◆ **PROMPT**
Starting at the first line of the listing below, repeat each line up to and including the one containing "NARROW, NSIZE = pick_narrow()". Leave out pictures.

◆ **EXTRACTED INFORMATION**
□ □ □ □ □ □ □
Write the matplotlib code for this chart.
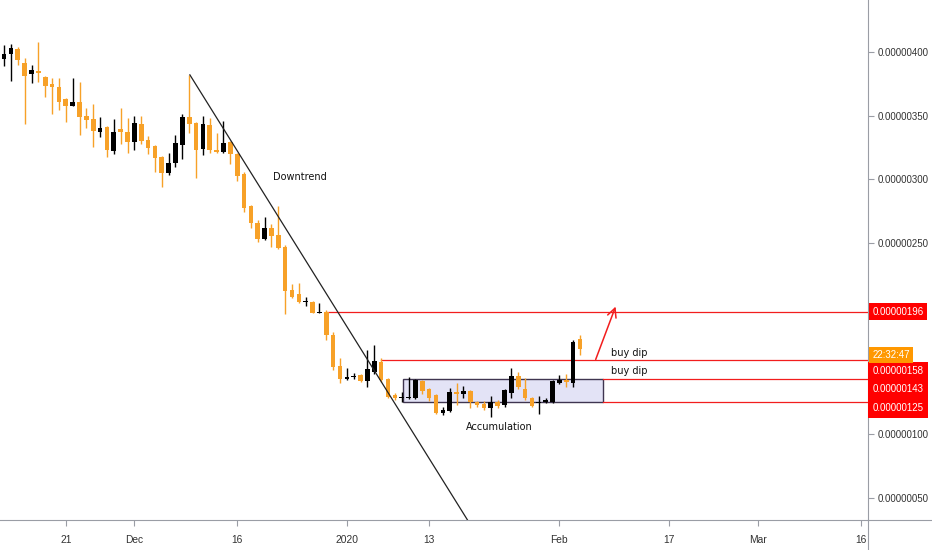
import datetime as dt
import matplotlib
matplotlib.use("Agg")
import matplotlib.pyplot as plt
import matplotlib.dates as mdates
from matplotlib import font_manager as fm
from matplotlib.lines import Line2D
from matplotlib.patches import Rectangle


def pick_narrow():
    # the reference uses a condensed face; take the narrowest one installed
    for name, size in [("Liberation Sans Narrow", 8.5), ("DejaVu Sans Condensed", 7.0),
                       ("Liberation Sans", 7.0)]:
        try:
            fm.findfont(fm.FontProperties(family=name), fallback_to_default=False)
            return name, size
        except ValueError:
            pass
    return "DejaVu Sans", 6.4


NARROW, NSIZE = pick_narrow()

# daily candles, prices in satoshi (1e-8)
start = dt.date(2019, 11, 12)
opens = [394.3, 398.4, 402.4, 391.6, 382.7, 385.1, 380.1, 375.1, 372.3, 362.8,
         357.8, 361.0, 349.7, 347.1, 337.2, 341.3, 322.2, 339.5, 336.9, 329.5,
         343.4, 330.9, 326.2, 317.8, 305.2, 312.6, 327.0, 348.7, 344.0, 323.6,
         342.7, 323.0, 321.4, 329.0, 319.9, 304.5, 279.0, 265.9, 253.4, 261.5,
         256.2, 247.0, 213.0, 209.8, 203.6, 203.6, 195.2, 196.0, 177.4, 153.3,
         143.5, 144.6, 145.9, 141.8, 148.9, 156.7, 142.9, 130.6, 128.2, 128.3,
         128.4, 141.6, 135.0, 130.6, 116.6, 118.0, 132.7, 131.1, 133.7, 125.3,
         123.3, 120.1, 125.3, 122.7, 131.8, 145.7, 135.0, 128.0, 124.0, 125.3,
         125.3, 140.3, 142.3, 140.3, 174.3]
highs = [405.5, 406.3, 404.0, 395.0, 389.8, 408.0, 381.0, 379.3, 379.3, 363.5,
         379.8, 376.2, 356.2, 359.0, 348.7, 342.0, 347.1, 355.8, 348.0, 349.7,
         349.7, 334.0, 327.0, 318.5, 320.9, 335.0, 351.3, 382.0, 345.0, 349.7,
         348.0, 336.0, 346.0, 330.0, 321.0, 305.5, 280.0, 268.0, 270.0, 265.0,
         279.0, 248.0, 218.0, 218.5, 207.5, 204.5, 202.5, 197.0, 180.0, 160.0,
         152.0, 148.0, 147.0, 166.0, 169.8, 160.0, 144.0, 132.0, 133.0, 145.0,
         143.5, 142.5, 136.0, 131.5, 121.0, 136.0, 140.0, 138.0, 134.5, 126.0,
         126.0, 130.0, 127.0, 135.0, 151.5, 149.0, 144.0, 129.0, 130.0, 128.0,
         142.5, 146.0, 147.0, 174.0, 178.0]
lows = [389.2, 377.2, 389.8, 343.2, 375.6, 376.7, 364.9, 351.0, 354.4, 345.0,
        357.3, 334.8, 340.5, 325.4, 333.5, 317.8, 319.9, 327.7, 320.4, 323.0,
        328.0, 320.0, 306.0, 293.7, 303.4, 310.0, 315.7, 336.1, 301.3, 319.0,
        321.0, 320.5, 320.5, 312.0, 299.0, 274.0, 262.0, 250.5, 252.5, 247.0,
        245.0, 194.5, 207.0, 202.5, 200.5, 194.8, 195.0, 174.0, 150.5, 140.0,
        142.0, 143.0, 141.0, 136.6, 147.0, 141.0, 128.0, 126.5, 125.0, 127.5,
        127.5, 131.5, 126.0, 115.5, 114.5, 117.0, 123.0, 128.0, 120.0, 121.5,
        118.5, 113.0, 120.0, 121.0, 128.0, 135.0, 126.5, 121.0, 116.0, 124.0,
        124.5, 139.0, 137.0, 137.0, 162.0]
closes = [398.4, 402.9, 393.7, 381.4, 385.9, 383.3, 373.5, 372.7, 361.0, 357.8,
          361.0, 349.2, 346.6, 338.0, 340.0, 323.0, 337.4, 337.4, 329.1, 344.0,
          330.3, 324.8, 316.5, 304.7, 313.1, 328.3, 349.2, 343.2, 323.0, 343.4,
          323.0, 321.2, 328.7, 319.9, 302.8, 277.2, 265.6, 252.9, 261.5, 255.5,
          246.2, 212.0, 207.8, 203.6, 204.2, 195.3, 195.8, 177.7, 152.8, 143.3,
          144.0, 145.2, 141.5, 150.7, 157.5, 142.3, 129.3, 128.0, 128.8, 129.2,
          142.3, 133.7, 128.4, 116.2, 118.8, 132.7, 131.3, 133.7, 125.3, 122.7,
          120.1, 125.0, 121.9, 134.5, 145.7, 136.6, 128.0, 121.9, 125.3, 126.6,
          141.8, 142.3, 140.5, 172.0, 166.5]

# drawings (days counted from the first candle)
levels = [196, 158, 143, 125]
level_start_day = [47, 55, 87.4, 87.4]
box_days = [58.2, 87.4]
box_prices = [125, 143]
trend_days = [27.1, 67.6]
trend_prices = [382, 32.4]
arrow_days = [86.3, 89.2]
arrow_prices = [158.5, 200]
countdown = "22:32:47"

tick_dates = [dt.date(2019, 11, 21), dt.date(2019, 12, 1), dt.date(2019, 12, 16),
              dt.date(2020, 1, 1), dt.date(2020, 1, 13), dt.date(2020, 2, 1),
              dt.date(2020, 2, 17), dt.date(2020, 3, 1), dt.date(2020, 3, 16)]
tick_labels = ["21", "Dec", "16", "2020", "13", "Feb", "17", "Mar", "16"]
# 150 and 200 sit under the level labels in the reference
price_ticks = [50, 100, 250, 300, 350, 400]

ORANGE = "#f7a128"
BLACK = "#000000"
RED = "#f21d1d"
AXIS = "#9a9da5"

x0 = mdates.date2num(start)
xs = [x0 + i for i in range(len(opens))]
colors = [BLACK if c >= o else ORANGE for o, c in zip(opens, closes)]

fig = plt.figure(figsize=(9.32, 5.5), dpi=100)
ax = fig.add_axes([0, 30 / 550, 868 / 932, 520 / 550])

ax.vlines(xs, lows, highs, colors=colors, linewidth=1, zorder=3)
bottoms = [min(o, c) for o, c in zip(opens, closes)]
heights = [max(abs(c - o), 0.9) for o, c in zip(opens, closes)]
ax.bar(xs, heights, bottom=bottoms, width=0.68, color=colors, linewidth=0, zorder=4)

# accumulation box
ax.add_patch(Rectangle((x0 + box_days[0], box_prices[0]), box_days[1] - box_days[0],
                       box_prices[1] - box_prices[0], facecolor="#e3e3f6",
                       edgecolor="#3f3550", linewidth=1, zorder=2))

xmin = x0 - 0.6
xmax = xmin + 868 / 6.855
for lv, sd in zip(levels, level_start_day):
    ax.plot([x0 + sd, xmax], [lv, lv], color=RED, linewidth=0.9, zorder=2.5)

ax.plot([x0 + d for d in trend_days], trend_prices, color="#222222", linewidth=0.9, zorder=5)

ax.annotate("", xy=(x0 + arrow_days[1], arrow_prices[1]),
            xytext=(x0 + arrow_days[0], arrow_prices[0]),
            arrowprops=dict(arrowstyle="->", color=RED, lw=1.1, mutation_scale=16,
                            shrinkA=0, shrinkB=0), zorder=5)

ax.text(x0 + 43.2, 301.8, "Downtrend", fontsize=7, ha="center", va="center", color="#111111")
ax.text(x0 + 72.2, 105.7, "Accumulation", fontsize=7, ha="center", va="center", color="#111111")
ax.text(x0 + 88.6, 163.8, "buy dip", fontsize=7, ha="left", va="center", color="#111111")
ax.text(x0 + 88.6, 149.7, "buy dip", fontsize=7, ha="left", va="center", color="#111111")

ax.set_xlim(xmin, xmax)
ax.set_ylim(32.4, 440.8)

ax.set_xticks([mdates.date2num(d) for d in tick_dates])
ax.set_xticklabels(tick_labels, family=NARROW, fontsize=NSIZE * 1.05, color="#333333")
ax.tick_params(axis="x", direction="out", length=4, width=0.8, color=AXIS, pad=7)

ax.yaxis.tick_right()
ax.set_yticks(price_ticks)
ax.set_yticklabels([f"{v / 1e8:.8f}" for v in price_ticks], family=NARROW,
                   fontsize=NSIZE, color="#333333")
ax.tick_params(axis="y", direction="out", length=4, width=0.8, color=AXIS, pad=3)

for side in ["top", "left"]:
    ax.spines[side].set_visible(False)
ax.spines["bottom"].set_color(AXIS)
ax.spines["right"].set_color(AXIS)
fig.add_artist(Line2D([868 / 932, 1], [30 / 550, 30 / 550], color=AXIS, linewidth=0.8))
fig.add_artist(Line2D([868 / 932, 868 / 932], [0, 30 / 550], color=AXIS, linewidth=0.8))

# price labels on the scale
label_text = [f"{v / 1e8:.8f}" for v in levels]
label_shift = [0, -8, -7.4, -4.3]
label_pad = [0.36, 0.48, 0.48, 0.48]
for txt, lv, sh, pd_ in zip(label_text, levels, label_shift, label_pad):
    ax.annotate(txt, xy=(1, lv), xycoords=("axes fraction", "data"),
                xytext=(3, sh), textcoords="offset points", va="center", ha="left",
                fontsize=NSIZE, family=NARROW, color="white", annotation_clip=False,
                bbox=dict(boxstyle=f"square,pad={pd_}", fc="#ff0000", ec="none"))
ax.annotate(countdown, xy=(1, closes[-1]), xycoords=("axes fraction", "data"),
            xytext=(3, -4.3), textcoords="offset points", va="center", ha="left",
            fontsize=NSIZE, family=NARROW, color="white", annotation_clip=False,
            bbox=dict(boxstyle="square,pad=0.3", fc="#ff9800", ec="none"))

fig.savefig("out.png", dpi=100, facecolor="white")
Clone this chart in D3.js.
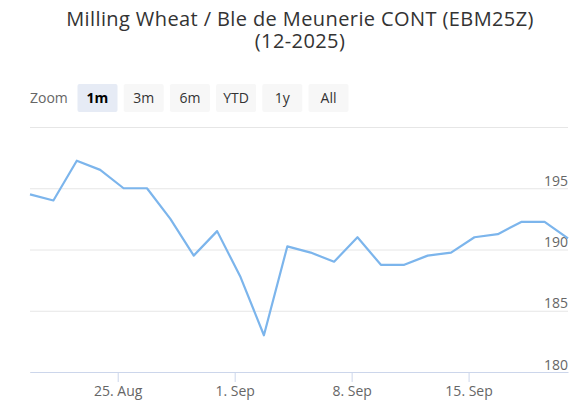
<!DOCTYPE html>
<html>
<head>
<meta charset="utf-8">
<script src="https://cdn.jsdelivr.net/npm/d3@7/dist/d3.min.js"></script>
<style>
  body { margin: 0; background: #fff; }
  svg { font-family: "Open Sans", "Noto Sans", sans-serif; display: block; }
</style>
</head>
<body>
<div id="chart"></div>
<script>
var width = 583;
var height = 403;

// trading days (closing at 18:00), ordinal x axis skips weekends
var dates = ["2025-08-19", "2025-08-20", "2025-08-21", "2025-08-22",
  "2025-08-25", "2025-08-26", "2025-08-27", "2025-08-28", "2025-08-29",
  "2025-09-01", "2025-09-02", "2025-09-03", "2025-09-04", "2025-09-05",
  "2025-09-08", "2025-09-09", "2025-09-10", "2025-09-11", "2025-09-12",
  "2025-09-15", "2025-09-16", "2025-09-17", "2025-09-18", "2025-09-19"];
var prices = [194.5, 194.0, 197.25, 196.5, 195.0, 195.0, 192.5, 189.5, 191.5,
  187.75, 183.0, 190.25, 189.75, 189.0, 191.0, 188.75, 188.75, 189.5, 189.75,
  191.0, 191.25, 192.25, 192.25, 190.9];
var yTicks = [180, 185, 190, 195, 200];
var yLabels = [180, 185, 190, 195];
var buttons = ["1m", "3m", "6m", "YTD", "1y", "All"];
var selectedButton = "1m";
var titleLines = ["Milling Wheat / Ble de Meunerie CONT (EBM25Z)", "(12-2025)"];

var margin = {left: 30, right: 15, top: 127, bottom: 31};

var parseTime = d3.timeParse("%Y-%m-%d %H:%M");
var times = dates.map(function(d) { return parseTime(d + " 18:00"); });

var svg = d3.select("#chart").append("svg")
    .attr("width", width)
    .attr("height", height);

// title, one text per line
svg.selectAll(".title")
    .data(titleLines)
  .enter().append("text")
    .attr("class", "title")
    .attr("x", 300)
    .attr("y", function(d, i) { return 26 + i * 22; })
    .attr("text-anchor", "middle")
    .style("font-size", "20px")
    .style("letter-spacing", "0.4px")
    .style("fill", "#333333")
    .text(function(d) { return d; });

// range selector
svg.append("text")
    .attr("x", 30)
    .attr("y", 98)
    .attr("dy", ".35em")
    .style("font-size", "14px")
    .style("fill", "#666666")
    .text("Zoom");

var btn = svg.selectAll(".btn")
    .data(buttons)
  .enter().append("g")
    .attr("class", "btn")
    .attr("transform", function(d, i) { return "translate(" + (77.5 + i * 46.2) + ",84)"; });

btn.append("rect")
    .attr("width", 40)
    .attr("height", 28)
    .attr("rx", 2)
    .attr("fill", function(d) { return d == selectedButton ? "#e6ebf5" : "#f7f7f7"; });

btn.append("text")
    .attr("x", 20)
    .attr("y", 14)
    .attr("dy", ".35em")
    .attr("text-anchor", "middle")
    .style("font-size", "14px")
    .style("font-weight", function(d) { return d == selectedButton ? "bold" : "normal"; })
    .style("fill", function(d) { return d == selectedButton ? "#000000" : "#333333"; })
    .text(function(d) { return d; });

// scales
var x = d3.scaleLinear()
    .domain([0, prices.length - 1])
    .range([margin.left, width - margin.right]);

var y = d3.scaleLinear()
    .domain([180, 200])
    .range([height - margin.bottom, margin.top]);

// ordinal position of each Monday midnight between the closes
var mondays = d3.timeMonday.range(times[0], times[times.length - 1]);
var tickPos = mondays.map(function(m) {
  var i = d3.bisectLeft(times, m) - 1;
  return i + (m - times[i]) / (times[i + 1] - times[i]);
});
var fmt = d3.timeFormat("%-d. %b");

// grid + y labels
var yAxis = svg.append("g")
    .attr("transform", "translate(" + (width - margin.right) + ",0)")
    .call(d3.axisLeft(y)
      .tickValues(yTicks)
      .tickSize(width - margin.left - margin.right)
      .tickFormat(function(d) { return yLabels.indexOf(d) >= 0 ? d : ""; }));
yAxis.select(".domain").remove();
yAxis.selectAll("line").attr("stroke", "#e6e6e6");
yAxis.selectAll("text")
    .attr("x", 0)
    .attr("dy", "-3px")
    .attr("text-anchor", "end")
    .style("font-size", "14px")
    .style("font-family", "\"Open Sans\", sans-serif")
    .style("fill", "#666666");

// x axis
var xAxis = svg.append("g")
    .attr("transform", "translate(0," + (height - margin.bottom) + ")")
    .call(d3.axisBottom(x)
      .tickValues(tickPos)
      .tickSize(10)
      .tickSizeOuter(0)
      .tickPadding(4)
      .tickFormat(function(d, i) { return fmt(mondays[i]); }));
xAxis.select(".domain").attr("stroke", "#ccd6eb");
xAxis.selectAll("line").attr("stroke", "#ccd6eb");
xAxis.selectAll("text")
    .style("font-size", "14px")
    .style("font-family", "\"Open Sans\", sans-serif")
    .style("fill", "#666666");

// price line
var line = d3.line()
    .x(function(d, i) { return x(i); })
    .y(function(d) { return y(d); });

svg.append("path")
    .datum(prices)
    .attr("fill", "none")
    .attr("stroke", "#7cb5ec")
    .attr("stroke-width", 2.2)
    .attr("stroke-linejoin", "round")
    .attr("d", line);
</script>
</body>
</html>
□ □ □ □ □ □ □
◆ **CORRECT RESULT**
Write the matplotlib code for this chart.
import datetime as dt
import matplotlib
matplotlib.use("Agg")
import matplotlib.pyplot as plt
import matplotlib.dates as mdates
from matplotlib import font_manager as fm
from matplotlib.lines import Line2D
from matplotlib.patches import Rectangle


def pick_narrow():
    # the reference uses a condensed face; take the narrowest one installed
    for name, size in [("Liberation Sans Narrow", 8.5), ("DejaVu Sans Condensed", 7.0),
                       ("Liberation Sans", 7.0)]:
        try:
            fm.findfont(fm.FontProperties(family=name), fallback_to_default=False)
            return name, size
        except ValueError:
            pass
    return "DejaVu Sans", 6.4


NARROW, NSIZE = pick_narrow()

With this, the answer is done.